Write out the data again exactly, skipping every picture.
====== Source excerpt ======
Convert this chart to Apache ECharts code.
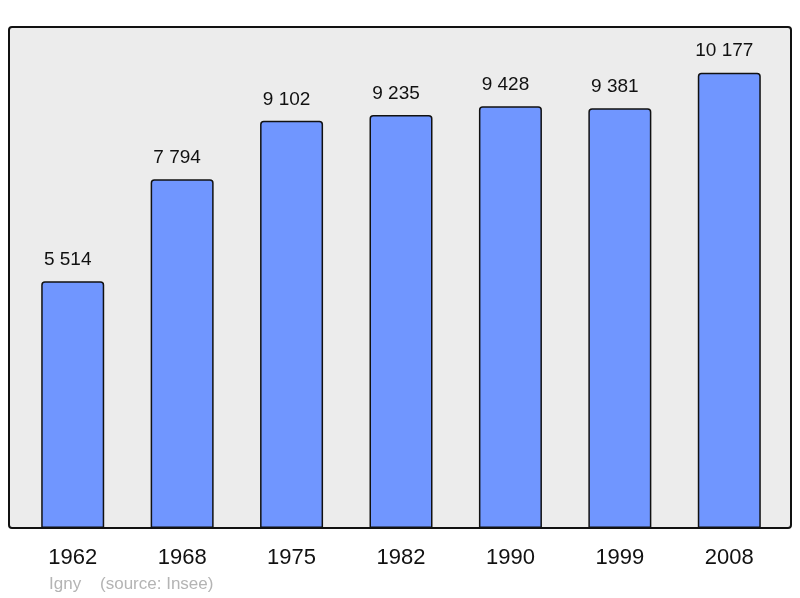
<!DOCTYPE html>
<html>
<head>
<meta charset="utf-8">
<script src="https://cdn.jsdelivr.net/npm/echarts@6/dist/echarts.min.js"></script>
<style>
  html, body { margin: 0; padding: 0; background: #fff; }
  #chart { width: 800px; height: 598px; }
</style>
</head>
<body>
<div id="chart"></div>
<script>
// population data
const years = ['1962', '1968', '1975', '1982', '1990', '1999', '2008']
const population = [5514, 7794, 9102, 9235, 9428, 9381, 10177]
const footerText = 'Igny    (source: Insee)'

const fmt = v => String(v).replace(/\B(?=(\d{3})+(?!\d))/g, ' ')

const myChart = echarts.init(document.getElementById('chart'))
const option = {
    animation: false,
    grid: { left: 18, right: 16, top: 27, bottom: 70 },
    xAxis: {
        type: 'category',
        data: years,
        axisLine: { show: false },
        axisTick: { show: false },
        axisLabel: {
            color: '#111',
            fontSize: 22,
            fontFamily: 'Liberation Sans, Arial, sans-serif',
            margin: 19
        }
    },
    yAxis: {
        type: 'value',
        min: 0,
        max: 11200,
        show: false,
        splitLine: { show: false }
    },
    series: [{
        type: 'bar',
        data: population,
        barWidth: 63,
        itemStyle: {
            color: '#7096ff',
            borderColor: '#111',
            borderWidth: 1.5,
            borderRadius: [3, 3, 0, 0]
        },
        label: {
            show: true,
            position: 'top',
            distance: 12,
            offset: [-5, 0],
            color: '#111',
            fontSize: 19,
            fontFamily: 'Liberation Sans, Arial, sans-serif',
            formatter: p => fmt(p.value)
        }
    }],
    graphic: [
        {
            type: 'rect',
            z: -10,
            shape: { x: 9, y: 27, width: 782, height: 501, r: 3 },
            style: { fill: '#ececec', stroke: 'none' }
        },
        {
            type: 'rect',
            z: 100,
            silent: true,
            shape: { x: 9, y: 27, width: 782, height: 501, r: 3 },
            style: { fill: 'none', stroke: '#111', lineWidth: 2 }
        },
        {
            type: 'text',
            x: 49,
            y: 584,
            style: {
                text: footerText,
                fill: '#b4b4b4',
                fontSize: 17,
                verticalAlign: 'middle',
                fontFamily: 'Liberation Sans, Arial, sans-serif'
            }
        }
    ]
}
myChart.setOption(option)
</script>
</body>
</html>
======
■ **Finished answer**
Convert this chart to Apache ECharts code.
<!DOCTYPE html>
<html>
<head>
<meta charset="utf-8">
<script src="https://cdn.jsdelivr.net/npm/echarts@6/dist/echarts.min.js"></script>
<style>
  html, body { margin: 0; padding: 0; background: #fff; }
  #chart { width: 800px; height: 598px; }
</style>
</head>
<body>
<div id="chart"></div>
<script>
// population data
const years = ['1962', '1968', '1975', '1982', '1990', '1999', '2008']
const population = [5514, 7794, 9102, 9235, 9428, 9381, 10177]
const footerText = 'Igny    (source: Insee)'

const fmt = v => String(v).replace(/\B(?=(\d{3})+(?!\d))/g, ' ')

const myChart = echarts.init(document.getElementById('chart'))
const option = {
    animation: false,
    grid: { left: 18, right: 16, top: 27, bottom: 70 },
    xAxis: {
        type: 'category',
        data: years,
        axisLine: { show: false },
        axisTick: { show: false },
        axisLabel: {
            color: '#111',
            fontSize: 22,
            fontFamily: 'Liberation Sans, Arial, sans-serif',
            margin: 19
        }
    },
    yAxis: {
        type: 'value',
        min: 0,
        max: 11200,
        show: false,
        splitLine: { show: false }
    },
    series: [{
        type: 'bar',
        data: population,
        barWidth: 63,
        itemStyle: {
            color: '#7096ff',
            borderColor: '#111',
            borderWidth: 1.5,
            borderRadius: [3, 3, 0, 0]
        },
        label: {
            show: true,
            position: 'top',
            distance: 12,
            offset: [-5, 0],
            color: '#111',
            fontSize: 19,
            fontFamily: 'Liberation Sans, Arial, sans-serif',
            formatter: p => fmt(p.value)
        }
    }],
    graphic: [
        {
            type: 'rect',
            z: -10,
            shape: { x: 9, y: 27, width: 782, height: 501, r: 3 },
            style: { fill: '#ececec', stroke: 'none' }
        },
        {
            type: 'rect',
            z: 100,
            silent: true,
            shape: { x: 9, y: 27, width: 782, height: 501, r: 3 },
            style: { fill: 'none', stroke: '#111', lineWidth: 2 }
        },
        {
            type: 'text',
            x: 49,
            y: 584,
            style: {
                text: footerText,
                fill: '#b4b4b4',
                fontSize: 17,
                verticalAlign: 'middle',
                fontFamily: 'Liberation Sans, Arial, sans-serif'
            }
        }
    ]
}
myChart.setOption(option)
</script>
</body>
</html>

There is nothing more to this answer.